When Activist Directors Actually Create Value
Let’s be honest. Activist directors don’t walk into perfectly run companies and magically improve them. They usually show up where something already feels off.
Maybe the stock has lagged competitors for years and nobody can clearly explain why. Maybe the company keeps talking about “long-term vision” while returns stay average. Maybe there’s too much cash sitting idle and no discipline around how it’s used.
In those cases, an activist-backed director can change the temperature in the room.
Boards sometimes drift into comfort. Directors know management well. Meetings become predictable. Big decisions get delayed because nobody wants internal friction. When an activist joins, that comfort often disappears. Questions get sharper. Assumptions are tested. Strategy has to defend itself.
And sometimes that’s exactly what was missing.

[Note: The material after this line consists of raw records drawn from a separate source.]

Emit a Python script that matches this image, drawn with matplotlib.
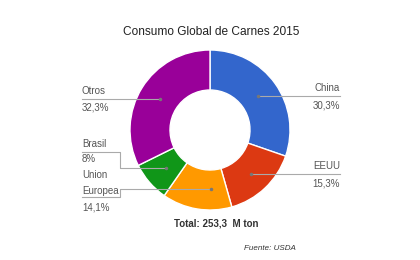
import matplotlib.pyplot as plt

categories = ['China', 'EEUU', 'Union\nEuropea', 'Brasil', 'Otros']
shares = [30.3, 15.3, 14.1, 8.0, 32.3]
share_labels = ['30,3%', '15,3%', '14,1%', '8%', '32,3%']
colors = ['#3366cc', '#dc3912', '#ff9900', '#109618', '#990099']

W, H = 420, 260
CX, CY, R = 210, 130, 80
TXT = '#555555'
LINE = '#aaaaaa'


def y(v):
    # pixel row (from top) to data y
    return H - v


def main():
    plt.rcParams['font.family'] = ['Liberation Sans', 'DejaVu Sans']
    fig = plt.figure(figsize=(4.2, 2.6), dpi=100)
    ax = fig.add_axes([0, 0, 1, 1])

    ax.pie(shares, colors=colors, startangle=90, counterclock=False,
           center=(CX, y(CY)), radius=R, frame=True,
           wedgeprops=dict(width=40, edgecolor='white', linewidth=1))
    ax.set_xlim(0, W)
    ax.set_ylim(0, H)
    ax.set_aspect('equal')
    ax.axis('off')

    ax.text(211, y(32), 'Consumo Global de Carnes 2015', ha='center', va='center',
            fontsize=8.6, color='#222222')

    fs = 7.0
    # China
    ax.plot([258, 340], [y(96), y(96)], color=LINE, lw=0.8)
    ax.text(340, y(88), categories[0], ha='right', va='center', fontsize=fs, color=TXT)
    ax.text(340, y(105), share_labels[0], ha='right', va='center', fontsize=fs, color=TXT)
    # EEUU
    ax.plot([251, 340], [y(174), y(174)], color=LINE, lw=0.8)
    ax.text(340, y(166), categories[1], ha='right', va='center', fontsize=fs, color=TXT)
    ax.text(340, y(184), share_labels[1], ha='right', va='center', fontsize=fs, color=TXT)
    # Otros
    ax.plot([82, 160], [y(99), y(99)], color=LINE, lw=0.8)
    ax.text(82, y(91), categories[4], ha='left', va='center', fontsize=fs, color=TXT)
    ax.text(82, y(108), share_labels[4], ha='left', va='center', fontsize=fs, color=TXT)
    # Brasil
    ax.plot([82, 120, 120, 166], [y(152), y(152), y(168), y(168)], color=LINE, lw=0.8)
    ax.text(82, y(144), categories[3], ha='left', va='center', fontsize=fs, color=TXT)
    ax.text(82, y(159), share_labels[3], ha='left', va='center', fontsize=fs, color=TXT)
    # Union Europea
    ax.plot([82, 120, 120, 211], [y(197), y(197), y(189), y(189)], color=LINE, lw=0.8)
    name1, name2 = categories[2].split('\n')
    ax.text(82, y(175), name1, ha='left', va='center', fontsize=fs, color=TXT)
    ax.text(82, y(191), name2, ha='left', va='center', fontsize=fs, color=TXT)
    ax.text(82, y(208), share_labels[2], ha='left', va='center', fontsize=fs, color=TXT)

    for px, py in [(258, 96), (251, 174), (160, 99), (166, 168), (211, 189)]:
        ax.plot(px, y(py), 'o', color='#777777', ms=1.5)

    ax.text(216, y(223), 'Total: 253,3  M ton', ha='center', va='center',
            fontsize=7.0, fontweight='bold', color='#333333')
    ax.text(270, y(249), 'Fuente: USDA', ha='center', va='center',
            fontsize=5.8, style='italic', color='#333333')

    fig.savefig('out.png', dpi=100, facecolor='white')


if __name__ == "__main__":
    main()
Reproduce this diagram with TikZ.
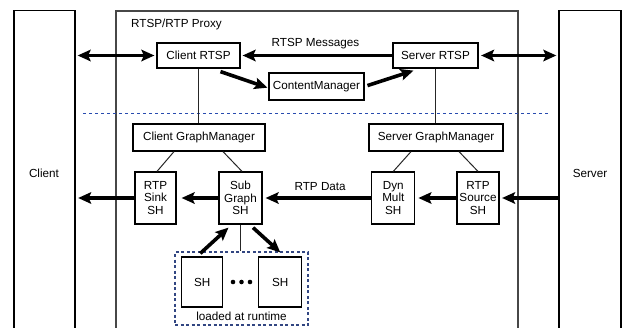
\documentclass[tikz,border=0pt]{standalone}
\usepackage{fontspec}
\setmainfont{Liberation Sans}
\usetikzlibrary{arrows.meta,calc}

\tikzset{
  x=1pt, y=-1pt,
  every node/.style={font=\fontsize{11.7}{12.6}\selectfont, align=center, inner sep=0pt},
  box/.style={draw=black, line width=1.2pt, fill=white},
  outer/.style={draw=black, line width=1.3pt},
  proxybox/.style={draw=black!72, line width=1.5pt},
  thin/.style={draw=black!85, line width=1pt},
  tip/.tip={Stealth[length=13pt,width=11.5pt,inset=2.5pt]},
  fat/.style={line width=3.6pt, -tip},
  fatboth/.style={line width=3.6pt, tip-tip},
  sep/.style={draw={rgb,255:red,40;green,75;blue,175}, line width=0.9pt, dash pattern=on 3pt off 3pt},
}

\begin{document}
\begin{tikzpicture}
\useasboundingbox (0,0) rectangle (627,327);
\clip (0,0) rectangle (627,327);

% outer columns: client, proxy, server (they run past the bottom edge)
\node[outer, minimum width=61, minimum height=340, anchor=north] (client) at (44.5,10) {};
\node at (44,173) {Client};
\node[proxybox, minimum width=402, minimum height=340, anchor=north] (proxy) at (317,10) {};
\node[anchor=west] (proxylbl) at (131,24) {RTSP/RTP Proxy};
\node[outer, minimum width=62, minimum height=340, anchor=north] (server) at (590,10) {};
\node at (590,173) {Server};

% control plane / data plane separator
\draw[sep] (83,113) -- (548,113);

% RTSP layer
\node[box, minimum width=83, minimum height=25] (crtsp) at (198.5,55.5) {Client RTSP};
\node[box, minimum width=85, minimum height=25] (srtsp) at (435.5,55.5) {Server RTSP};
\node[box, minimum width=95, minimum height=27] (cm) at (316.5,86.5) {ContentManager};

% graph managers
\node[box, minimum width=132, minimum height=27] (cgm) at (199,137.5) {Client GraphManager};
\node[box, minimum width=134, minimum height=27] (sgm) at (436,137.5) {Server GraphManager};

% stream handlers
\node[box, minimum width=41, minimum height=52] (sink) at (155.5,198) {RTP\\Sink\\SH};
\node[box, minimum width=43, minimum height=52] (subg) at (240.5,198) {Sub\\Graph\\SH};
\node[box, minimum width=43, minimum height=52] (dyn) at (393.3,198) {Dyn\\Mult\\SH};
\node[box, minimum width=42, minimum height=52] (src) at (478,198) {RTP\\Source\\SH};

% handlers loaded at runtime
\node[draw={rgb,255:red,50;green,70;blue,130}, line width=1.1pt, dash pattern=on 3pt off 2.5pt, minimum width=133, minimum height=73] (ldbox) at (241.5,288.5) {};
\node[box, minimum width=41, minimum height=50] (sh1) at (202.3,282) {SH};
\node[box, minimum width=43, minimum height=50] (sh2) at (280.3,282) {SH};
\foreach \dx [count=\i] in {233,241.5,250}
  \fill (\dx,282) circle (2.3pt) coordinate (dot\i);
\node (ldlbl) at (241.5,316) {loaded at runtime};

% tree links
\draw[thin] (crtsp.south) -- (cgm.north -| crtsp.south);
\draw[thin] (srtsp.south) -- (sgm.north -| srtsp.south);
\draw[thin] ([xshift=-25]cgm.south) -- ([xshift=1.5]sink.north);
\draw[thin] ([xshift=24]cgm.south) -- ([xshift=1.5]subg.north);
\draw[thin] ([xshift=-25]sgm.south) -- (dyn.north);
\draw[thin] ([xshift=23]sgm.south) -- (src.north);
\draw[thin] (subg.south) -- (subg.south |- ldbox.north);

% RTSP message flow
\draw[fatboth, shorten <=2pt, shorten >=2pt] (client.east |- crtsp.west) -- (crtsp.west);
\draw[fat, shorten <=0pt, shorten >=2pt] (srtsp.west) -- (crtsp.east)
  node[midway, above=5pt, xshift=-1pt] (msglbl) {RTSP Messages};
\draw[fatboth, shorten <=2.5pt, shorten >=2pt] (srtsp.east) -- (server.west |- srtsp.east);
\draw[fat, shorten >=1pt] ([xshift=22,yshift=-3]crtsp.south) -- ([yshift=-1.5]cm.west);
\draw[fat, shorten <=3pt] (cm.east) -- ([xshift=-22,yshift=-2]srtsp.south);

% RTP data flow
\draw[fat, shorten >=2.5pt] (server.west |- src.east) -- (src.east);
\draw[fat, shorten >=3pt] (src.west) -- (dyn.east);
\draw[fat, shorten >=3pt] (dyn.west) -- (subg.east)
  node[pos=0.47, above=6pt] (datalbl) {RTP Data};
\draw[fat, shorten >=5pt] (subg.west) -- (sink.east);
\draw[fat, shorten >=2.5pt] (sink.west) -- (client.east |- sink.west);

% runtime handler links
\draw[fat] ([xshift=-2,yshift=3]sh1.north) -- ([xshift=-12,yshift=-3]subg.south);
\draw[fat] ([xshift=12.5,yshift=-3]subg.south) -- ([yshift=4]sh2.north);
\end{tikzpicture}
\end{document}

There are plenty of examples where simplifying a bloated structure, exiting a weak division, or tightening capital discipline genuinely strengthened the company. Not just the stock price — the business itself. When activism focuses on fixing clear inefficiencies rather than chasing optics, it can improve return on capital, clarify strategy, and restore accountability.
But here’s something important: activism works best when the business is fixable. When there is real waste, or clear underperformance, or obvious misallocation of resources. In those settings, pressure acts like a reset button.
It forces decisions that probably should have been made anyway.
When Activist Pressure Backfires
Now the uncomfortable part.
Not every company needs a reset. Some need patience.
Certain industries live on long investment cycles. Research-heavy sectors, infrastructure businesses, advanced manufacturing — these don’t always respond well to aggressive financial pressure. Cutting too deeply or returning too much capital too quickly can weaken future competitiveness.
Buybacks are a good example. They can lift earnings per share fast. Markets like that. But if the buyback replaces necessary investment in technology, talent, or innovation, the long-term cost may outweigh the short-term gain.
There’s also the time horizon issue, which rarely gets discussed honestly. Activist funds don’t operate on a thirty-year timeline. Their capital has its own expectations. That doesn’t make them reckless, but it does shape incentives. Visible results matter.
Inside boardrooms, this can create tension. Healthy debate is productive. Persistent internal division is not. If management becomes overly defensive or if strategy shifts too frequently, execution can suffer.
The research reflects this mixed reality. Yes, activist campaigns often coincide with positive stock reactions. Yes, some firms improve efficiency afterward. But long-term outcomes vary widely. Some companies emerge sharper and stronger. Others look leaner for a while and then struggle.
Which tells us something important.
Activist directors are not inherently value-creating or value-destroying. They amplify whatever conditions already exist. In a complacent company, that amplification can be healthy. In a fragile or innovation-dependent company, it can create strain.
And that’s where the real governance conversation begins.
A Governance Reality Check
Activist directors don’t magically create value. They force movement.
If a company has been slow, inefficient, or overly comfortable, that pressure can unlock real improvement. If a company needs patience and long-term investment, the same pressure can distort priorities.
Activism speeds decisions up. Sometimes that’s healthy. Sometimes it’s costly.
The outcome depends less on ideology and more on context.
Quick Answers
Do activist directors improve shareholder returns? Often in the short term. Long-term impact depends on the company and the strategy.
Why does the stock rise when activists join the board? Investors expect change, stronger oversight, or capital returns.
Are activist directors short-term focused? Some are. Some aren’t. It varies by fund and situation.
Do they improve corporate governance? They can increase accountability. But one director cannot fix everything.
At the end of the day, activist directors are neither heroes nor villains.
They are pressure.
And pressure reveals what was already there.